> **INFORMATION SUPPLIED**
····················

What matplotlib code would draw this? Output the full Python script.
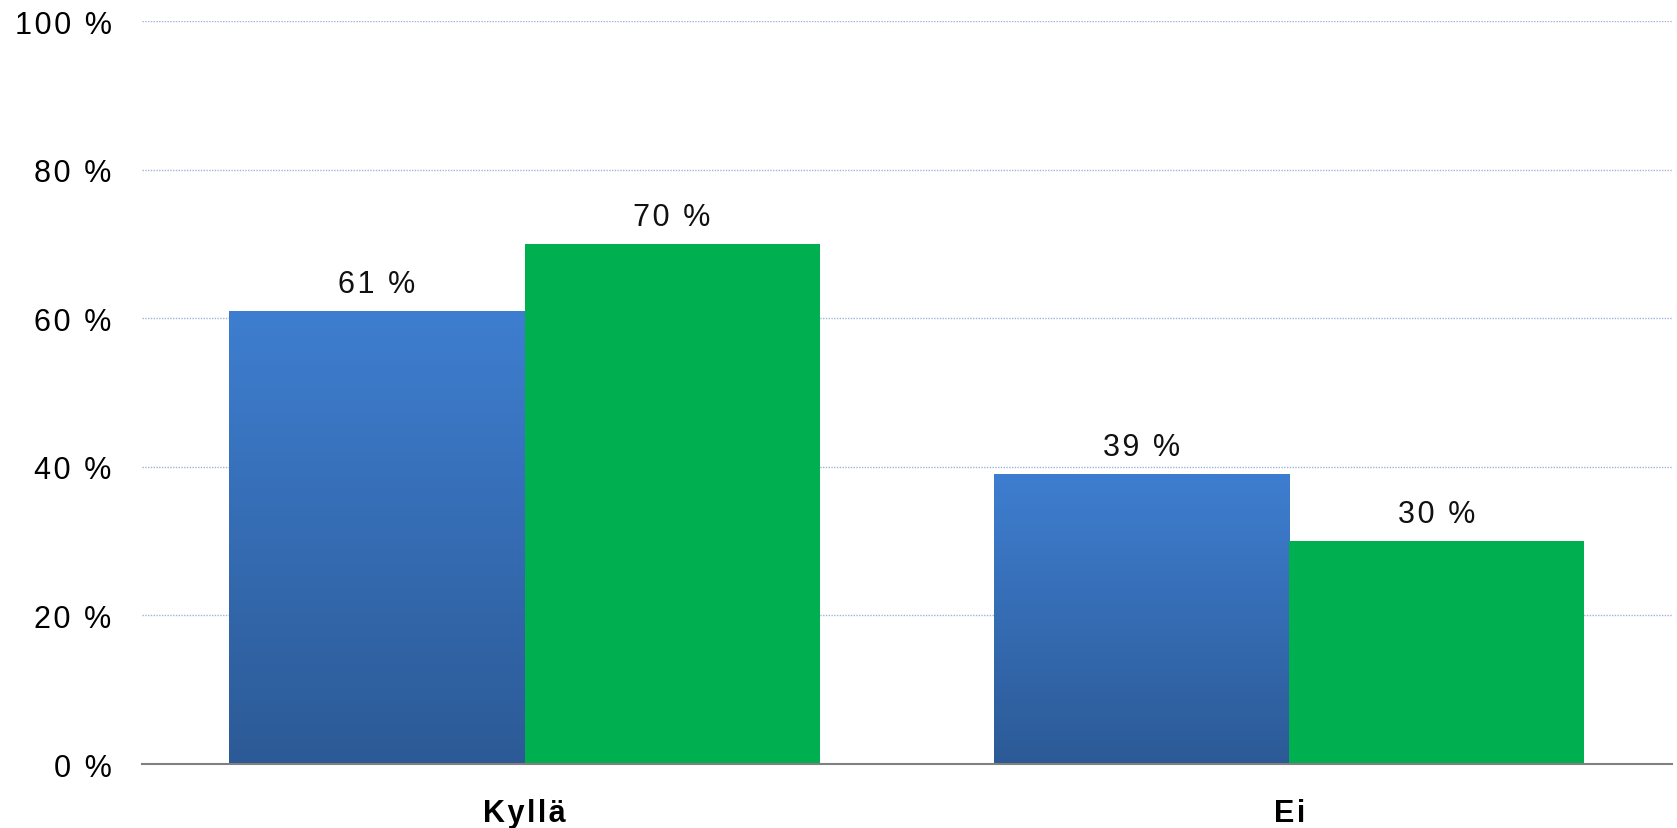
import matplotlib
matplotlib.use("Agg")
import matplotlib.pyplot as plt
import numpy as np
from matplotlib.colors import LinearSegmentedColormap

categories = ["Kyllä", "Ei"]
series_a = [61, 39]
series_b = [70, 30]
yticks = [0, 20, 40, 60, 80, 100]
ytick_labels = ["0 %", "20 %", "40 %", "60 %", "80 %", "100 %"]

plt.rcParams['font.family'] = ['Liberation Sans', 'DejaVu Sans']

HS = "\u200a"


def spaced(s):
    return HS.join(s)


fig = plt.figure(figsize=(16.77, 8.29), dpi=100)
ax = fig.add_axes([0.0848, 0.0772, 0.9120, 0.8957])

x = np.arange(len(categories))
w = 0.386
blue_cmap = LinearSegmentedColormap.from_list("bl", ["#2C5A96", "#3E7ED0"])
green = "#00B050"

ax.set_xlim(-0.5, len(categories) - 0.5)
ax.set_ylim(0, 100)

for i in range(len(categories)):
    bar = ax.bar(x[i] - w / 2, series_a[i], width=w, color="none", zorder=2)[0]
    grad = np.linspace(0, 1, 256).reshape(-1, 1)
    im = ax.imshow(grad, cmap=blue_cmap, origin="lower", aspect="auto",
                   extent=[x[i] - w, x[i], 0, series_a[i]], zorder=2)
    im.set_clip_path(bar)
    ax.bar(x[i] + w / 2, series_b[i], width=w, color=green, zorder=2)
    ax.text(x[i] - w / 2, series_a[i] + 2.6, spaced(f"{series_a[i]} %"), ha="center",
            va="baseline", fontsize=22, color="#111111")
    ax.text(x[i] + w / 2, series_b[i] + 2.6, spaced(f"{series_b[i]} %"), ha="center",
            va="baseline", fontsize=22, color="#111111")
    ax.text(x[i], -0.0768, spaced(categories[i]), transform=ax.get_xaxis_transform(),
            ha="center", va="baseline", fontsize=22, fontweight="bold", color="#000000")

ax.set_xlim(-0.5, len(categories) - 0.5)
ax.set_ylim(0, 100)
ax.set_yticks(yticks)
ax.set_yticklabels([spaced(t) for t in ytick_labels], fontsize=22)
ax.set_xticks(x)
ax.set_xticklabels([])
ax.tick_params(axis="x", length=0)
ax.tick_params(axis="y", length=0, pad=22)

for t in yticks[1:]:
    ax.axhline(t, color="#9DB5D8", linestyle=(0, (1, 1)), linewidth=1.0, zorder=1)
for s in ["top", "right", "left"]:
    ax.spines[s].set_visible(False)
ax.spines["bottom"].set_color("#808080")
ax.spines["bottom"].set_linewidth(1.5)
ax.spines["bottom"].set_zorder(3)

fig.savefig("out.png", dpi=100)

····················

> **TO BE DONE**
Repeat the lines above, starting at the first and stopping after the line that holds "from matplotlib.colors import", with the pictures left out.

> **WRITTEN SOLUTION**
What matplotlib code would draw this? Output the full Python script.
import matplotlib
matplotlib.use("Agg")
import matplotlib.pyplot as plt
import numpy as np
from matplotlib.colors import LinearSegmentedColormap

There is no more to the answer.